US elections: Obama leads, Romney accused of ‘desperation’
President Barack Obama has edged ahead of Republican presidential challenger Mitt Romney in the final days of the presidential campaign, helped by his handling of Hurricane Sandy.
Washington: President Barack Obama has edged ahead of Republican presidential challenger Mitt Romney in the final days of the presidential campaign, helped by his handling of Hurricane Sandy, according to a new poll.
As the two candidates criss-crossed the country in a last round of campaigning before Tuesday’s election, a survey by the Pew Research Center, one of the most reliable pollsters, showed Obama leading Romney 48 to 45 percent among likely voters.
Pew estimated that in the final tally, Obama will take 50 percent of the popular vote to 47 percent for Romney.

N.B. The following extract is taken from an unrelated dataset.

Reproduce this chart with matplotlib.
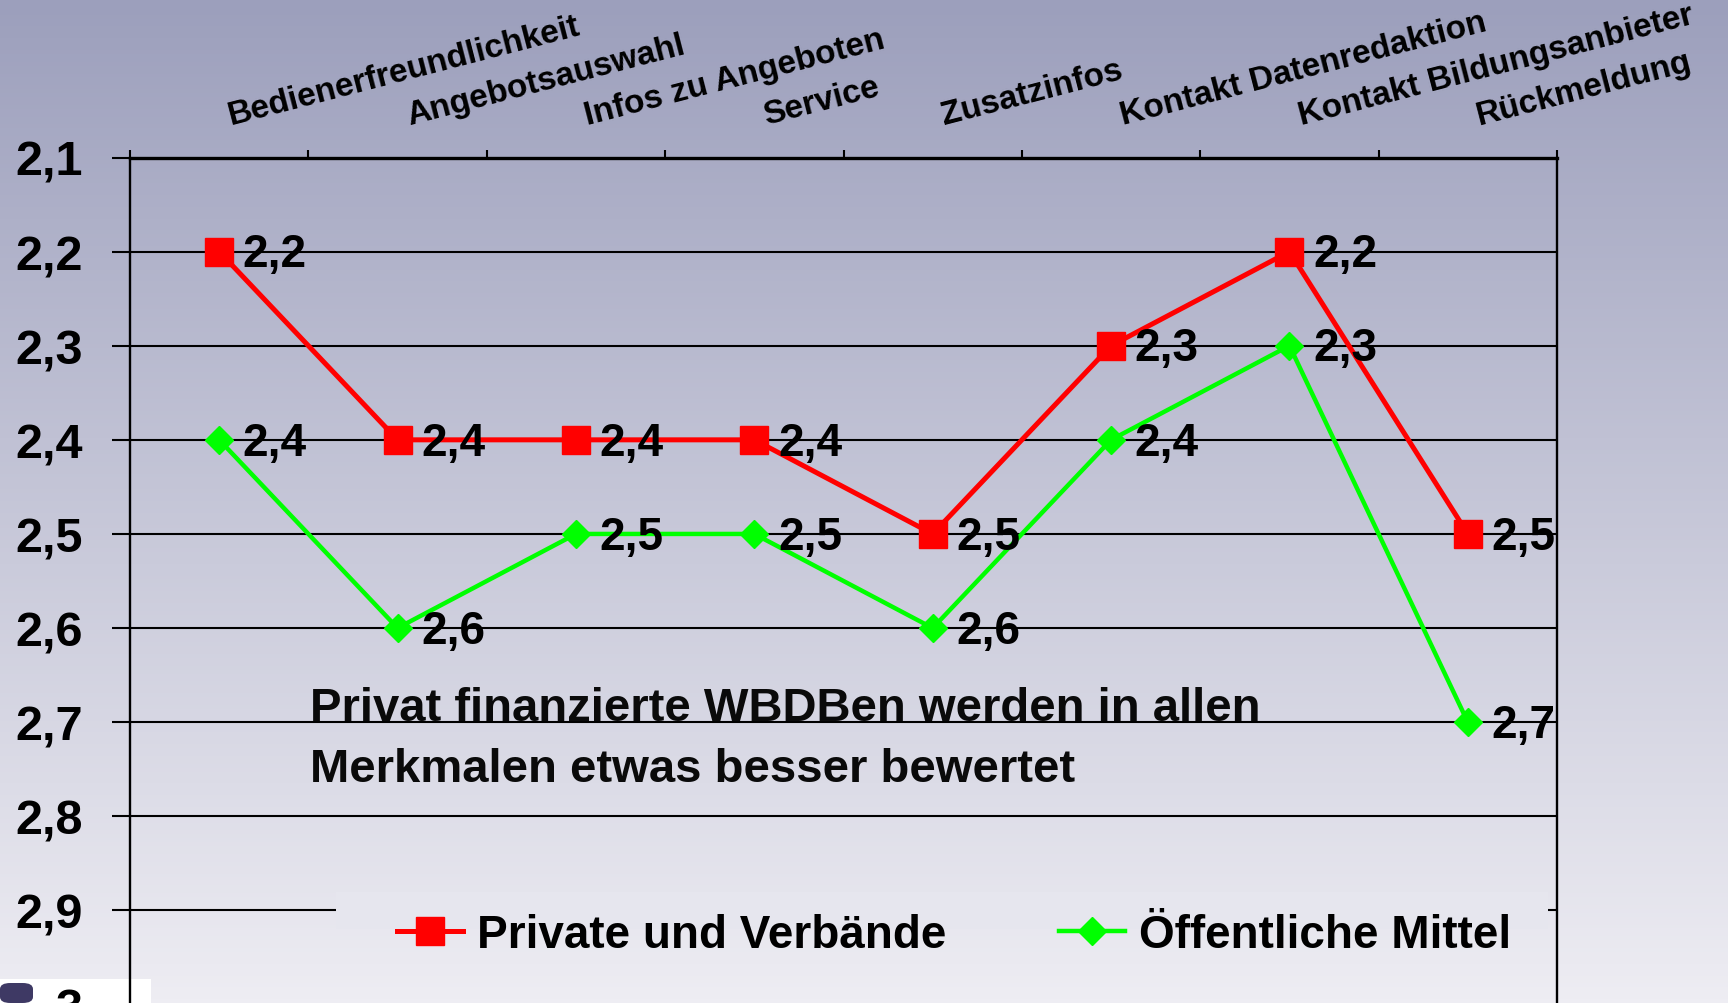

The modest lead for Obama marks a shift from a week ago when the two were tied on 47 percent before Sandy.
According to the Guardian, the findings are similar to the Wall Street Journal/NBC poll published at the weekend. The two offer the first firm evidence of the impact of Sandy on the election.
The poll came as the president’s top campaign advisers accused Romney of desperation on Sunday as they claimed the race was moving decisively in Obama`s direction.
Obama is enjoying a slight edge in polls from most of the crucial swing states that will decide the outcome, the report said.
The president’s team claimed that Romney’s frantic campaign schedule reflected a sense of desperation, squeezing in a late visit to previously neglected Pennsylvania on Sunday in the search for elusive electoral college votes elsewhere.
In an interview with ABC News, David Plouffe, who organised Obama`s re-election bid, expressed confidence the president will win on Tuesday, and seized on a comment by Karl Rove that Obama had benefited from superstorm Sandy, the report added.
Another Obama strategist, David Axelrod, commenting on Romney`s Pennsylvania trip, said: "They understand that they``re in deep trouble. They``ve tried to expand the map because they know in states like Ohio.
“They`re behind and they`re not catching up at this point," he said, adding: "They understand that the traditional, or the battleground, states that we`ve been focusing are not working out for them."